- Stored rows
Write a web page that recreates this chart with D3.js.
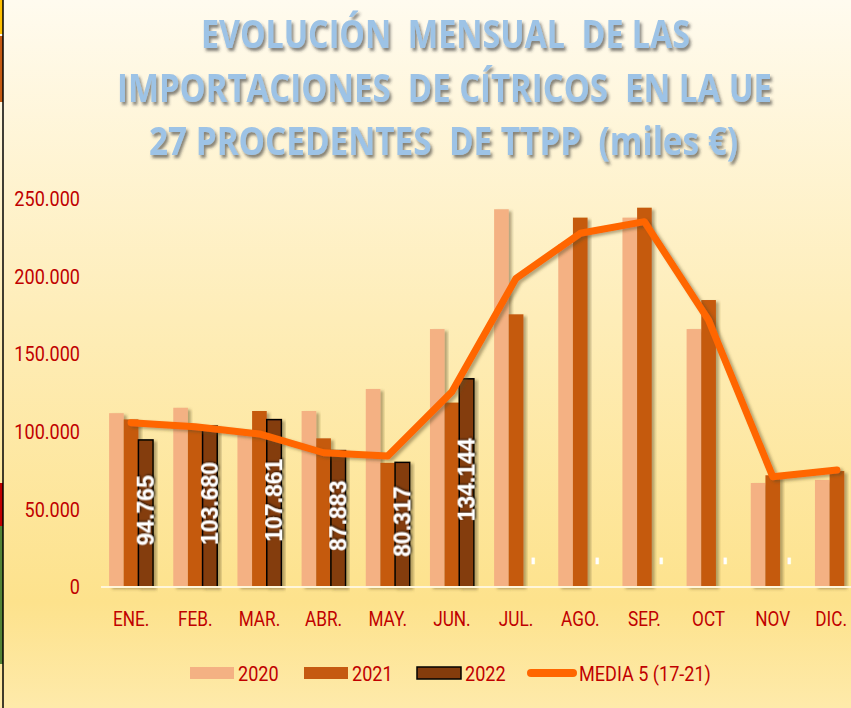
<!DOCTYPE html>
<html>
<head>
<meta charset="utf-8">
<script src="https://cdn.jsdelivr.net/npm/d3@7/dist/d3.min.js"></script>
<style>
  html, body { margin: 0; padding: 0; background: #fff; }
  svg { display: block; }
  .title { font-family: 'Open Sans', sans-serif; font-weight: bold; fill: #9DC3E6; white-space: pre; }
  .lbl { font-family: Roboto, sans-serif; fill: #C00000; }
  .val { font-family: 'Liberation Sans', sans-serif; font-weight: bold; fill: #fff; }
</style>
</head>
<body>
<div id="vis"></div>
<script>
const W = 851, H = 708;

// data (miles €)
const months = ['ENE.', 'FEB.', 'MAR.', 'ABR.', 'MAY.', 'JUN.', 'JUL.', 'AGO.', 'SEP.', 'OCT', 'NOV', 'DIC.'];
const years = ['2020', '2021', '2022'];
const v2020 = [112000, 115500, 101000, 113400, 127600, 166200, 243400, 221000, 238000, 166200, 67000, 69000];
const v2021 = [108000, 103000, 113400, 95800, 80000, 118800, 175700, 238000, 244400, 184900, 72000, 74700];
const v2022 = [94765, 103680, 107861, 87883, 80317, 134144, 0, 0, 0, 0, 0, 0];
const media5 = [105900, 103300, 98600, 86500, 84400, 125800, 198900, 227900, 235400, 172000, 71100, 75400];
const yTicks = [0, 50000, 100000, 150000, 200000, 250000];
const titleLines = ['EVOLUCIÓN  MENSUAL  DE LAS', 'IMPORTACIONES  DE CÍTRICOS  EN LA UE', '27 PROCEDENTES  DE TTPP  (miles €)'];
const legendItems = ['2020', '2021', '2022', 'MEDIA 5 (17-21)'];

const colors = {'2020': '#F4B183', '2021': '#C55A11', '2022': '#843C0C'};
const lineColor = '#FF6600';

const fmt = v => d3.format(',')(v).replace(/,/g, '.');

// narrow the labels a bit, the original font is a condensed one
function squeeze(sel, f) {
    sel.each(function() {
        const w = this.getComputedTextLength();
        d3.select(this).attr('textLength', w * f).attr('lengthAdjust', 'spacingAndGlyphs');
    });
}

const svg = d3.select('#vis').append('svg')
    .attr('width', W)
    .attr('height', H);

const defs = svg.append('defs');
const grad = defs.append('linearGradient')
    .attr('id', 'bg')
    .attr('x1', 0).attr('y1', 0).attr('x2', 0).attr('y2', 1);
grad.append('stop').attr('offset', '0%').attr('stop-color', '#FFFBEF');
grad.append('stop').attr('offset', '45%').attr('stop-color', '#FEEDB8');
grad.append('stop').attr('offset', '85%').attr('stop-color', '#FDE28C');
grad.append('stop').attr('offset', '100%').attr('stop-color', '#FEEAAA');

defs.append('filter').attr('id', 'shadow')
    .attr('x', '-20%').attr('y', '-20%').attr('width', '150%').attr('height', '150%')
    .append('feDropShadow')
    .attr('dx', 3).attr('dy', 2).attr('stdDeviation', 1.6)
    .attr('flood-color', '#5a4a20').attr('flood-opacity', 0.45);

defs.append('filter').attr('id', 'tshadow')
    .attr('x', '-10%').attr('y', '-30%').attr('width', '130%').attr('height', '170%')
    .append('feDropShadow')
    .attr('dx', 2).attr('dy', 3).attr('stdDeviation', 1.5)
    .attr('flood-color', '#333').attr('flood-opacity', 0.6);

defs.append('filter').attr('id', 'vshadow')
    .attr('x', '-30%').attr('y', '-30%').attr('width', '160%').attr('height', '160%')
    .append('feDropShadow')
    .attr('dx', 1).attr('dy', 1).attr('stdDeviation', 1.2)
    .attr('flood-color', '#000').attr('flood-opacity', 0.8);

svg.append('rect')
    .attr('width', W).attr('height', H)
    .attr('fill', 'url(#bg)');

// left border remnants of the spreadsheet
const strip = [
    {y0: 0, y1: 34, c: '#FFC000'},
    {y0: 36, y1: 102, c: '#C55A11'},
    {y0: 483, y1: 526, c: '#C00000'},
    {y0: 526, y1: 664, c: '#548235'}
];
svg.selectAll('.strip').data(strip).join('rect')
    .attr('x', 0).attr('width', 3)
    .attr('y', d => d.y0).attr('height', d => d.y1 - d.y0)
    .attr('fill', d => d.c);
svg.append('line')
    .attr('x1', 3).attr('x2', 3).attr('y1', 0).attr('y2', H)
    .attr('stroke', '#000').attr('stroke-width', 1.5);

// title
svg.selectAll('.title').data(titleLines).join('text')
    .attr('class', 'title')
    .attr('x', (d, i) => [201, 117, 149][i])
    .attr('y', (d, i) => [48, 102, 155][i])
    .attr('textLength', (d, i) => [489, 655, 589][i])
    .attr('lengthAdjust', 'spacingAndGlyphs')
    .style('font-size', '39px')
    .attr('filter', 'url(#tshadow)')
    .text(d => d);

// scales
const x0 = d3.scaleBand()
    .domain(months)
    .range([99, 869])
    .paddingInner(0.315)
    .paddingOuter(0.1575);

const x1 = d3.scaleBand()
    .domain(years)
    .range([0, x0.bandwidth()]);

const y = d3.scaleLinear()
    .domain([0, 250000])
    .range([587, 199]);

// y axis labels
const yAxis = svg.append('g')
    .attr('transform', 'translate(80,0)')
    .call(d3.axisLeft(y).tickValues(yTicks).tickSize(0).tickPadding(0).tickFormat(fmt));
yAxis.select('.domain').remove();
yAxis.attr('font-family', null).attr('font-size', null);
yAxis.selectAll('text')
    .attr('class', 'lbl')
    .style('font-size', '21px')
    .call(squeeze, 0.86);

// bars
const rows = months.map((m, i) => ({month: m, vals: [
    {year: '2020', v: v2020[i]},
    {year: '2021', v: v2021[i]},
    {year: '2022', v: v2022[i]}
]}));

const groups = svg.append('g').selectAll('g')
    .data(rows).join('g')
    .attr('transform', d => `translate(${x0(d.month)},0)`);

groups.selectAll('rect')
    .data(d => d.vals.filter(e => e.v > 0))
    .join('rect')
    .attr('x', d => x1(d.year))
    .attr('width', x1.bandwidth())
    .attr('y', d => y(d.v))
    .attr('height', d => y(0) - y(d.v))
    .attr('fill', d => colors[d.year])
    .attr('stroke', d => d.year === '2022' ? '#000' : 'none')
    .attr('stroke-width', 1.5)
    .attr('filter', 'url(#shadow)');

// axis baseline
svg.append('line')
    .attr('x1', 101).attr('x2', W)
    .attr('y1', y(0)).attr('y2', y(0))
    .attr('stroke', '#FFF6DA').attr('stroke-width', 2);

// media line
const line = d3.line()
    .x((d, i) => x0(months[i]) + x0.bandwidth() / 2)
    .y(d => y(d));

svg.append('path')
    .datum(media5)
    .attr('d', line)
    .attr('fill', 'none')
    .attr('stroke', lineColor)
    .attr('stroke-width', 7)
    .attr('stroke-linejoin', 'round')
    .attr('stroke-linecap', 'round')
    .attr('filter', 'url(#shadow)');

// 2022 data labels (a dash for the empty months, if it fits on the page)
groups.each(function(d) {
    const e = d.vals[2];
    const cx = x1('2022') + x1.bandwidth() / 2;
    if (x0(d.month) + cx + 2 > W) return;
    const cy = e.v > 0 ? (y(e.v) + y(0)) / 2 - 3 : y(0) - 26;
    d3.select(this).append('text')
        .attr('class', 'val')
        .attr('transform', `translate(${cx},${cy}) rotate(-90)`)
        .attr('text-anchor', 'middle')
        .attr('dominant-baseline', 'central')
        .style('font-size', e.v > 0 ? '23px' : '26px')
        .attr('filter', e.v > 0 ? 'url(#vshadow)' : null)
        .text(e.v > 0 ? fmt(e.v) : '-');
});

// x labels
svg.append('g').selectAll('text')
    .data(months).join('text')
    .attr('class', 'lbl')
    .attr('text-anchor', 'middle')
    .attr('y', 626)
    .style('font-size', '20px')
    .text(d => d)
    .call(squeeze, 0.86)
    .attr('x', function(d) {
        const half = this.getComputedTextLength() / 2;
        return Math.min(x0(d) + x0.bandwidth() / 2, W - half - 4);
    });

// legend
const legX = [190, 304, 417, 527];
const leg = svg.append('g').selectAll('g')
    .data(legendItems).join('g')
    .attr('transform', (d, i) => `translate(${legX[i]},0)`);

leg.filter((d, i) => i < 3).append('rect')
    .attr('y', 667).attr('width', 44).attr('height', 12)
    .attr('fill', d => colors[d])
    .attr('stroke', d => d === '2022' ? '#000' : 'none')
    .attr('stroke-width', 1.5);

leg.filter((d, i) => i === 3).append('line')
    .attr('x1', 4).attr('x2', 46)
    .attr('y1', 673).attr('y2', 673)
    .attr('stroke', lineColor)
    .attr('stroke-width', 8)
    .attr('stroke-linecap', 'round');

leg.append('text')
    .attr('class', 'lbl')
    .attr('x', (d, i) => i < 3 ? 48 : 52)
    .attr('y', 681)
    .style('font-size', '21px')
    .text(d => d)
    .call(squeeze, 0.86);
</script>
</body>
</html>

--

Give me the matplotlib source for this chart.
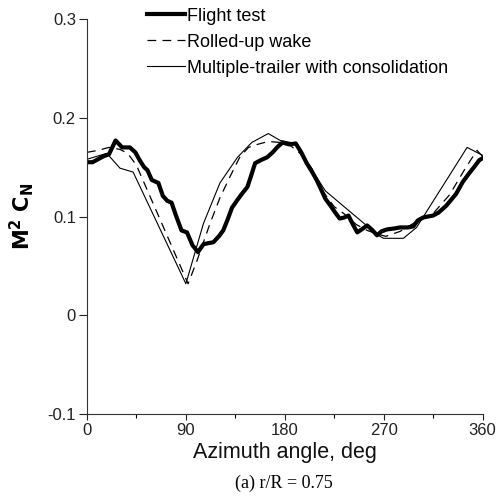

...

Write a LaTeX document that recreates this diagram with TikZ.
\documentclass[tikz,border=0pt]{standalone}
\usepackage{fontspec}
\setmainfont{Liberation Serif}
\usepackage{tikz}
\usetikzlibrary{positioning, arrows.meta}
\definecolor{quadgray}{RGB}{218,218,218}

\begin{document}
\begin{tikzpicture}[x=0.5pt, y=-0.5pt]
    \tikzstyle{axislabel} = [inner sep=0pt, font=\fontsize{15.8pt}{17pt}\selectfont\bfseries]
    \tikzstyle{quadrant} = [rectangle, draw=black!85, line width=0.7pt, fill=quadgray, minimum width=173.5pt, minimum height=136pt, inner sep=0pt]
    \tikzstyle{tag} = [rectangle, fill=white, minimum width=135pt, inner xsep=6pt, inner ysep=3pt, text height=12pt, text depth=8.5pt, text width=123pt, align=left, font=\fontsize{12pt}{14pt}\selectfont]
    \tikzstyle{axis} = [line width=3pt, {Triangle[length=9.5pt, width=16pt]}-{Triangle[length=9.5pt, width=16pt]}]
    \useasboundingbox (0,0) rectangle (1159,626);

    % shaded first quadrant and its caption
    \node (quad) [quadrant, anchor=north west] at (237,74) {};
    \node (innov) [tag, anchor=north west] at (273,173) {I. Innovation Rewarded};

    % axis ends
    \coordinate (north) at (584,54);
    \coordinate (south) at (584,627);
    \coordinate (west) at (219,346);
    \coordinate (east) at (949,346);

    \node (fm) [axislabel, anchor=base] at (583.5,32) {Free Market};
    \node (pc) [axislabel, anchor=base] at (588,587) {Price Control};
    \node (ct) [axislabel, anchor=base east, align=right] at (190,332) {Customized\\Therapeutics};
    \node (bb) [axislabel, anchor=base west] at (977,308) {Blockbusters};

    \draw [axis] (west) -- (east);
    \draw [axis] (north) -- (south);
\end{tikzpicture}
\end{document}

- Goal of the exercise
Reproduce nothing but the lines from the one with "Write a web" to the one with "const W = 851, H = 708;", both lines included, and keep every picture out of the copy.

- Exercise answer
Write a web page that recreates this chart with D3.js.
<!DOCTYPE html>
<html>
<head>
<meta charset="utf-8">
<script src="https://cdn.jsdelivr.net/npm/d3@7/dist/d3.min.js"></script>
<style>
  html, body { margin: 0; padding: 0; background: #fff; }
  svg { display: block; }
  .title { font-family: 'Open Sans', sans-serif; font-weight: bold; fill: #9DC3E6; white-space: pre; }
  .lbl { font-family: Roboto, sans-serif; fill: #C00000; }
  .val { font-family: 'Liberation Sans', sans-serif; font-weight: bold; fill: #fff; }
</style>
</head>
<body>
<div id="vis"></div>
<script>
const W = 851, H = 708;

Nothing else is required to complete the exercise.